• _DIRECTIVE_
Leaving the pictures out, print the lines from the first line of the listing through the line containing "import matplotlib.transforms as mtransforms", exactly as they read, and no others.

• _DATA LINES_
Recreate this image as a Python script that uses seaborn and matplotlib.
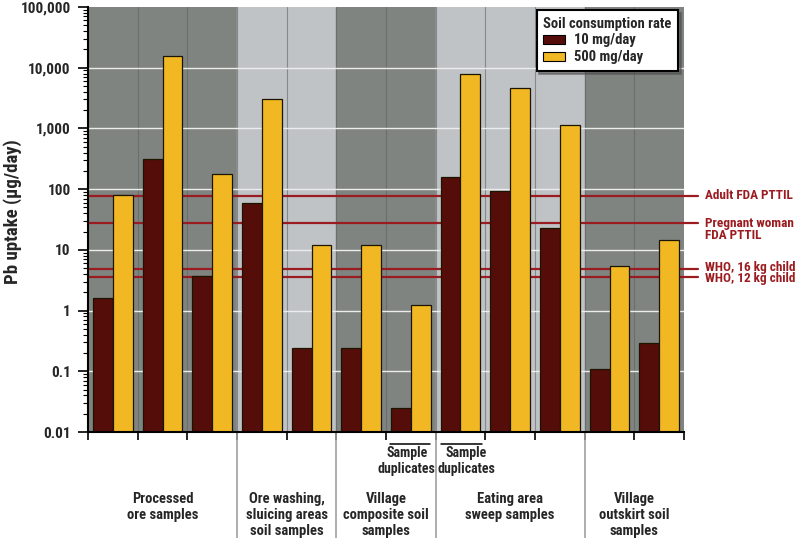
import pandas as pd
import seaborn as sns
import matplotlib.pyplot as plt
from matplotlib.patches import Patch
from matplotlib.ticker import FuncFormatter, LogLocator
import matplotlib.transforms as mtransforms

# one pair of bars per sample
samples = ['S1', 'S2', 'S3', 'S4', 'S5', 'S6', 'S7', 'S8', 'S9', 'S10', 'S11', 'S12']
uptake_10 = [1.6, 310, 3.7, 60, 0.24, 0.245, 0.025, 160, 94, 22.5, 0.11, 0.29]
uptake_500 = [80, 15500, 180, 3000, 12, 12, 1.25, 8000, 4600, 1130, 5.5, 14.5]
rate_names = ['10 mg/day', '500 mg/day']

groups = ['Processed\nore samples', 'Ore washing,\nsluicing areas\nsoil samples',
          'Village\ncomposite soil\nsamples', 'Eating area\nsweep samples',
          'Village\noutskirt soil\nsamples']
group_sizes = [3, 2, 2, 3, 2]

ref_values = [78, 28, 4.8, 3.6]
ref_labels = ['Adult FDA PTTIL', 'Pregnant woman\nFDA PTTIL', 'WHO, 16 kg child', 'WHO, 12 kg child']

duplicate_cols = [6, 7]

dark_red = '#550d0a'
yellow = '#f1b824'
line_red = '#9b1c20'
bg_dark = '#7f8481'
bg_light = '#c0c3c6'

df = pd.DataFrame({
    'sample': samples * 2,
    'uptake': uptake_10 + uptake_500,
    'rate': [rate_names[0]] * len(samples) + [rate_names[1]] * len(samples),
})

sns.set_style('white')
plt.rcParams['font.family'] = ['Roboto Condensed', 'Saira SemiCondensed', 'Liberation Sans Narrow', 'DejaVu Sans']
plt.rcParams['font.weight'] = 'bold'

fig = plt.figure(figsize=(8, 5.38), dpi=100)
ax = fig.add_axes([0.11, 0.197, 0.745, 0.79])

sns.barplot(data=df, x='sample', y='uptake', hue='rate', order=samples,
            palette=[dark_red, yellow], saturation=1, width=0.8,
            edgecolor='#1a1400', linewidth=0.9, legend=False, ax=ax, zorder=4)
ax.set_yscale('log')

ax.set_xlim(-0.5, len(samples) - 0.5)
ax.set_ylim(0.01, 100000)

# group background bands
start = 0
for i, n in enumerate(group_sizes):
    ax.axvspan(start - 0.5, start + n - 0.5, color=bg_dark if i % 2 == 0 else bg_light, zorder=0)
    start += n
for k in range(len(samples) - 1):
    ax.axvline(k + 0.5, color='#5f6362', lw=0.8, alpha=0.6, zorder=1)

for v in [0.1, 1, 10, 100, 1000, 10000]:
    ax.axhline(v, color='#ececec', lw=1, zorder=1)

# reference lines, labels outside the right edge
trans = mtransforms.blended_transform_factory(ax.transAxes, ax.transData)
label_shift = [0, -5, 1.5, -1.5]
for v, lab, dy in zip(ref_values, ref_labels, label_shift):
    ax.plot([0, 1.024], [v, v], color=line_red, lw=1.6, transform=trans, clip_on=False, zorder=2)
    ax.text(1.035, v, lab, color=line_red, fontsize=9.5, fontweight='bold',
            va='center', ha='left', linespacing=0.95,
            transform=trans + mtransforms.ScaledTranslation(0, dy / 72, fig.dpi_scale_trans))

# axes and ticks
for s in ['top', 'right']:
    ax.spines[s].set_visible(False)
for s in ['left', 'bottom']:
    ax.spines[s].set_color('black')
    ax.spines[s].set_linewidth(1.5)
    ax.spines[s].set_zorder(6)

ax.set_xticks([k - 0.5 for k in range(len(samples) + 1)])
ax.set_xticklabels([])
ax.tick_params(axis='x', which='major', direction='out', length=6, width=1.2, color='black', bottom=True)
ax.set_xlabel('')

ax.yaxis.set_major_locator(LogLocator(base=10, numticks=10))
ax.yaxis.set_minor_locator(LogLocator(base=10, subs=range(2, 10), numticks=20))
ax.yaxis.set_major_formatter(FuncFormatter(lambda v, p: f'{v:,.0f}' if v >= 1 else f'{v:g}'))
ax.tick_params(axis='y', which='major', direction='out', length=7.5, width=1.2, color='black',
               left=True, labelsize=11, pad=5)
ax.tick_params(axis='y', which='minor', direction='out', length=3.5, width=0.8, color='black', left=True)
for lab in ax.get_yticklabels():
    lab.set_fontweight('bold')
ax.set_ylabel('Pb uptake (µg/day)', fontsize=13.5, fontweight='bold')
ax.yaxis.set_label_coords(-0.11, 0.518)

# group separators and labels below the axis
xtrans = mtransforms.blended_transform_factory(ax.transData, ax.transAxes)
start = 0
for i, n in enumerate(group_sizes):
    if i > 0:
        ax.plot([start - 0.5, start - 0.5], [0, -0.26], color='#a0a0a0', lw=1.2,
                transform=xtrans, clip_on=False)
    ax.text(start + (n - 1) / 2, -0.14, groups[i], transform=xtrans, ha='center', va='top',
            fontsize=10.5, fontweight='bold', linespacing=1.2)
    start += n

dup_line = [(-0.42, 0.38), (-0.39, 0.43)]
dup_text = [-0.08, 0.11]
for c, (a, b), tx in zip(duplicate_cols, dup_line, dup_text):
    ax.plot([c + a, c + b], [-0.028, -0.028], color='black', lw=1.1,
            transform=xtrans, clip_on=False)
    ax.text(c + tx, -0.034, 'Sample\nduplicates', transform=xtrans, ha='center', va='top',
            fontsize=10, fontweight='bold', linespacing=1.15)

handles = [Patch(facecolor=dark_red, edgecolor='black', lw=0.8, label=rate_names[0]),
           Patch(facecolor=yellow, edgecolor='black', lw=0.8, label=rate_names[1])]
leg = ax.legend(handles=handles, title='Soil consumption rate', loc='upper right',
                bbox_to_anchor=(0.99, 0.993), frameon=True, fancybox=False, shadow=True,
                fontsize=10.5, title_fontsize=10.5, handlelength=1.5, handleheight=0.6,
                borderpad=0.45, labelspacing=0.2, handletextpad=0.6, borderaxespad=0)
leg.get_title().set_fontweight('bold')
leg.get_frame().set_edgecolor('black')
leg.get_frame().set_linewidth(1.5)
leg._legend_box.align = 'left'
leg.set_zorder(10)

fig.savefig('out.png', dpi=100)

• _ANSWER_
Recreate this image as a Python script that uses seaborn and matplotlib.
import pandas as pd
import seaborn as sns
import matplotlib.pyplot as plt
from matplotlib.patches import Patch
from matplotlib.ticker import FuncFormatter, LogLocator
import matplotlib.transforms as mtransforms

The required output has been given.